Getting adults to quit smoking sometimes seems like an uphill battle. But keeping kids from starting is a little easier. Study after study—many dozens, in fact—agree that the more cigarettes cost, the less likely young people are to start smoking. That is one of the main reasons the Centers for Disease Control is backing President Obama’s recent proposal to raise the federal tobacco tax by almost 100%.  CDC Director Tom Frieden estimates that this alone would result in 230,000 fewer people taking up the habit as teens. An additional benefit would be a reduction in heavy smokers. A 2012 study by Tobacco Control magazine found that people who smoke two packs a day were very likely to cut back with a steep rise in prices.

60 is the New…75?

We may be living longer than our ancestors, but are we healthier?

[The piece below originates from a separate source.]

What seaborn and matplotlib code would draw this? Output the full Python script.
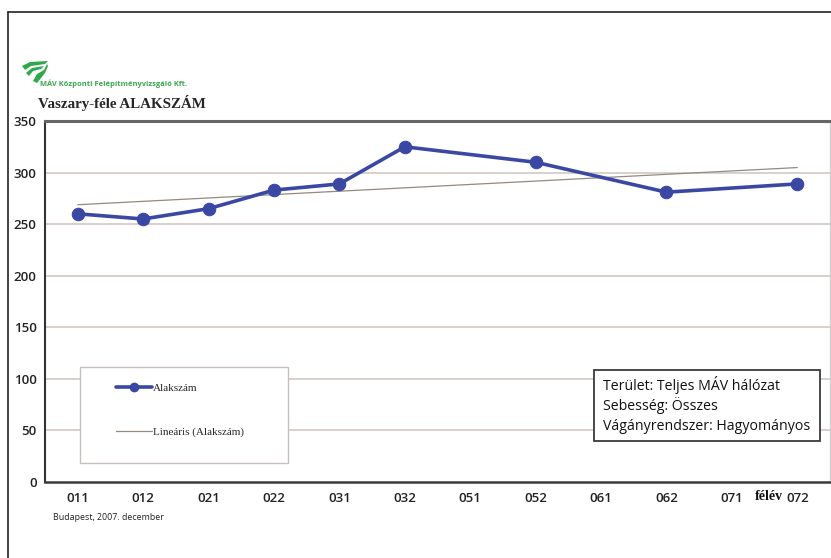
import numpy as np
import pandas as pd
import matplotlib
matplotlib.use("Agg")
import matplotlib.pyplot as plt
from matplotlib.patches import Rectangle, Polygon
from matplotlib.lines import Line2D
import seaborn as sns

# Half-year periods and the measured shape index (None = no measurement)
periods = ["011", "012", "021", "022", "031", "032",
           "051", "052", "061", "062", "071", "072"]
alakszam = [260, 255, 265, 283, 289, 325,
            None, 310, None, 281, None, 289]
y_ticks = [0, 50, 100, 150, 200, 250, 300, 350]
info_lines = ["Terület: Teljes MÁV hálózat",
              "Sebesség: Összes",
              "Vágányrendszer: Hagyományos"]

sns.set_style("white")
plt.rcParams["font.family"] = ["Open Sans", "DejaVu Sans"]

W, H = 831, 558
fig = plt.figure(figsize=(W / 100, H / 100), dpi=100)
fig.patch.set_facecolor("white")


def px(x, y):
    """figure-pixel (top-left origin) -> figure fraction"""
    return x / W, 1 - y / H


ax = fig.add_axes([45 / W, 1 - 482 / H, 785 / W, 361 / H])

df = pd.DataFrame({"pos": np.arange(len(periods)), "period": periods,
                   "value": alakszam}).dropna()
df["value"] = df["value"].astype(float)

blue = "#3a48a4"
sns.lineplot(data=df, x="pos", y="value", ax=ax, color=blue, linewidth=2.6,
             marker="o", markersize=9, markeredgecolor=blue, zorder=4)

# linear trend of the series
coef = np.polyfit(df["pos"], df["value"], 1)
trend = pd.DataFrame({"pos": [df["pos"].min(), df["pos"].max()]})
trend["value"] = np.polyval(coef, trend["pos"])
sns.lineplot(data=trend, x="pos", y="value", ax=ax, color="#948a80",
             linewidth=0.9, zorder=3)

tick_font = {"size": 9.5, "weight": "semibold"}
ax.set_xlim(-0.5, len(periods) - 0.5)
ax.set_ylim(0, 350)
ax.set_yticks(y_ticks)
ax.set_yticklabels([str(t) for t in y_ticks], fontdict=tick_font,
                   color="#222222")
ax.set_xticks(np.arange(len(periods)))
ax.set_xticklabels(periods, fontdict=tick_font, color="#222222")
ax.set_xticks(np.arange(len(periods) + 1) - 0.5, minor=True)
ax.tick_params(axis="x", which="major", length=0, pad=7)
ax.tick_params(axis="x", which="minor", direction="in", length=3,
               color="#aaaaaa")
ax.tick_params(axis="y", which="major", direction="out", length=4,
               color="#444444", pad=2)
ax.set_xlabel("")
ax.set_ylabel("")

for t in y_ticks[1:-1]:
    ax.axhline(t, color="#d9cfcb", linewidth=1.4, zorder=1)

ax.spines["left"].set_color("#333333")
ax.spines["left"].set_linewidth(1.5)
ax.spines["bottom"].set_color("#3a3a3a")
ax.spines["bottom"].set_linewidth(1.8)
ax.spines["top"].set_color("#666666")
ax.spines["top"].set_linewidth(2.2)
ax.spines["right"].set_color("#d0d0d0")
ax.spines["right"].set_linewidth(1.0)

# legend box
x0, y0 = (80 - 45) / 785, (482 - 463) / 361
ax.add_patch(Rectangle((x0, y0), (288 - 80) / 785, (463 - 367) / 361,
                       transform=ax.transAxes, facecolor="white",
                       edgecolor="#c8c0bc", linewidth=1.0, zorder=5))
handles = [Line2D([], [], color=blue, linewidth=2.6, marker="o",
                  markersize=6),
           Line2D([], [], color="#948a80", linewidth=0.9)]
leg = ax.legend(handles, ["Alakszám", "Lineáris (Alakszám)"],
                loc="upper left",
                bbox_to_anchor=((110 - 45) / 785, (482 - 378) / 361),
                frameon=False, handlelength=3.3, handletextpad=0.1,
                labelspacing=3.0, borderpad=0,
                prop={"family": "Liberation Serif", "size": 8})
leg.set_zorder(6)

# info box
ax.add_patch(Rectangle(((594 - 45) / 785, (482 - 441) / 361),
                       (820 - 594) / 785, (441 - 370) / 361,
                       transform=ax.transAxes, facecolor="white",
                       edgecolor="#3a3a3a", linewidth=1.3, zorder=5))
for i, line in enumerate(info_lines):
    fx, fy = px(603, 385 + i * 20.5)
    fig.text(fx, fy, line, fontsize=10.2, color="#111111", va="center",
             ha="left", zorder=7)

# headings and notes
fx, fy = px(38, 103)
fig.text(fx, fy, "Vaszary-féle ALAKSZÁM", family="Liberation Serif",
         fontweight="bold", fontsize=10.8, va="center", ha="left")
fx, fy = px(769, 497)
fig.text(fx, fy, "félév", family="Liberation Serif", fontweight="bold",
         fontsize=10, va="center", ha="center", color="#111111")
fx, fy = px(53, 517)
fig.text(fx, fy, "Budapest, 2007. december", fontsize=6.4, va="center",
         ha="left", color="#222222")

# company mark
green = "#2ea84a"
stripes = [
    [(22, 66), (30, 62), (48, 61), (45, 64), (31, 66), (25, 70)],
    [(26, 73), (32, 68), (44, 66), (41, 69), (33, 71), (29, 76)],
    [(33, 81), (37, 74), (44, 70), (47, 64), (48, 66), (45, 73), (37, 83)],
]
for pts in stripes:
    fig.patches.append(Polygon([px(a, b) for a, b in pts], closed=True,
                               transform=fig.transFigure, facecolor=green,
                               edgecolor="none"))
fx, fy = px(40, 84)
fig.text(fx, fy, "MÁV Központi Felépítményvizsgáló Kft.", fontsize=5.4,
         fontweight="bold", color="#3aa84f", va="center", ha="left")

# outer frame
fig.lines.append(Line2D([8 / W, 8 / W], [0, 1 - 12 / H],
                        transform=fig.transFigure, color="#222222",
                        linewidth=1.2))
fig.lines.append(Line2D([8 / W, 1], [1 - 12 / H, 1 - 12 / H],
                        transform=fig.transFigure, color="#222222",
                        linewidth=1.2))

fig.savefig("out.png", dpi=100)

A new study in the Netherlands suggests we are not. Researchers looked at the prevalence of risk factors for stroke, heart disease and diabetes—including obesity and high blood pressure—and found that today’s adults are “15 years older” than their parents and grandparents at the same stage of life. The reason we live longer is probably because fewer of us smoke, and treatments for common diseases are better. The study, published in the European Journal of Preventive Cardiology, followed 15,000 adults between 20 and 59 for a period of 16 years.

Breaking Up is Hard to Do

Who takes it harder when a relationship goes south? A study by Wake Forest University claims that young men do. Despite being portrayed as aloof and insensitive in romantic relationships, they appear to be more emotionally involved than their female counterparts. Researchers found that young women derived a greater benefit from being part of a couple. However, their male counterparts were more likely than women to be harmed emotionally when a relationship hit the rocks. “This finding makes a lot of sense and is extremely logical,” says Dr. Rodger Goddard, Director of Wellness Management Services at Trinitas. “Women are socialized to share and express their emotions and stress with others. When men get together, however, young and old, they tend to talk about sports, politics and other things that are external to them. They often save their emotions and intimacy for their love relationships. It therefore makes sense that, when they lose the person they love, they are more devastated emotionally than women are…because now they are without an outlet for their emotional side.”

The One Percent Solution

Every week it seems we hear about another initiative to get teens to eat healthier. And yet our eyes tell us that teens are eating more junk than ever. Well, our eyes don’t lie. The University of Oklahoma’s School of Public Health just released data from a five-year study that shows 4 in 5 teens are eating their way toward heart disease. Even worse, only 1 in 100 teens is eating an “ideal” diet from a heart-health perspective. The American Heart Association, which published the report, characterized the numbers as unacceptably high and called for broad social and cultural changes as the only way to avoid a national catastrophe by the time today’s teens reach middle age. “The apple doesn’t fall far from the tree,” observes

Kevin Lukenda, DO Chairman, Family Medicine

Kevin Lukenda, DO, Chairman of the Family Medicine Department at Trinitas. “Parents need to show their teens and ’tweens how to eat healthy, by example. Also, fewer video games and more outside activity will keep the heart healthy.”

Bipolar Breakthrough

In the last issue of EDGE, Chris Gibbs wrote about the advances in medicine triggered by the Human Genome Project. One of the newest advances may benefit people suffering from bipolar disorder. Researchers at University in College in London found that a small percentage of these patients had a mutation in a brain receptor gene that put them at greater risk for bipolar disorder. The findings, published in JAMA Psychology, suggest that these individuals can be effectively treated with existing drugs that are not currently used for bipolar disorder. Indeed, two drugs trialed for anxiety disorder and schizophrenia should be effective on 1.7% of bipolar patients. It’s not a huge number, of course, but to that 1.7% it could mean the world. While genetic research holds tremendous promise,

Anwar Y. Ghali, MD Chairman, Psychiatry

Dr. Anwar Y. Ghali, Chairman of Psychiatry at Trinitas, cautions that the medications approved by the FDA—including mood stabilizers and second-generation anti-psychotics—are still the most effective means of treating bipolar disorder. “In addition,” he says, “psychotherapy is indicated for better adjustment and coping with the disease, as well helping to reduce future relapses.”